The races were started by a kilted Highlander firing a Brown Bess and the kids' run breifing was done by a senior NCO, both from the 78th.  Honestly, with the bagpipes, kilts, muskets, walls, ravelins ad moats (sorry ditch), I could have been in a Sharpe novel.  




As well as time the adult run I led out the kids run; a 1km sprint around the moat, sorry, ditch. The kids all had on kilts from the Citadel's interpretative centre.  I even put one of those kilts on, just to get in the spirit.  When RNS asked for voluntolds to time the Citadel Run I jumped at the opportunity; I mean how often do you get to hang around and, in part, take over an historic monument for the morning? How could I say no?


This weekend I got to go up to Pictou with La Belle for a work retreat of hers.  As well as the retreat-y stuff she had we managed to squeeze in a 2 hr ride and a little run.  I took the new Kona fixie.  I may be a bit of a saddle freak as I only have 100 kms on a brand-new Brooks Swallow and I'm finding it pretty comfortable, easily as comfy as the Fi'z:k Arione on the Chinese crabon frame.

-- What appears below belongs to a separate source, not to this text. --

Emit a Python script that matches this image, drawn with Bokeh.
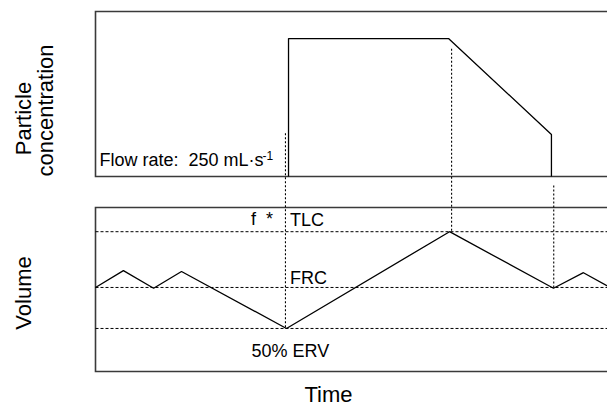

I was at the retreat as Dr Mrs La Belle, a role I have danced a couple of times before.  Rather than go shopping with the other WAGS, I was able to read and read and read.  Not even on a computer screen, but proper, paper, bound books.  I did some damage to the stack of books I got at the book-sale two weeks ago between the really well catered and apportioned meal breaks, all of which were buffet style (clearly they didn't know I was coming).  In many ways, this was a little vacation for me, all 36 hours of it, and my GP and cholesterol be damned, 

I'm calling this weekend a speed-taper; 5 mile run, 35 mile bike-ride, tons of sandwiches and litres of coffee.  Somehow I haven't really been looking at a calendar and it just occurred to me that Bluenose is two weeks today, and I just knocked off a 100 km running week.  It scares me that  technically I should be in marathon shape; I don't feel it but then again I don't think I ever do.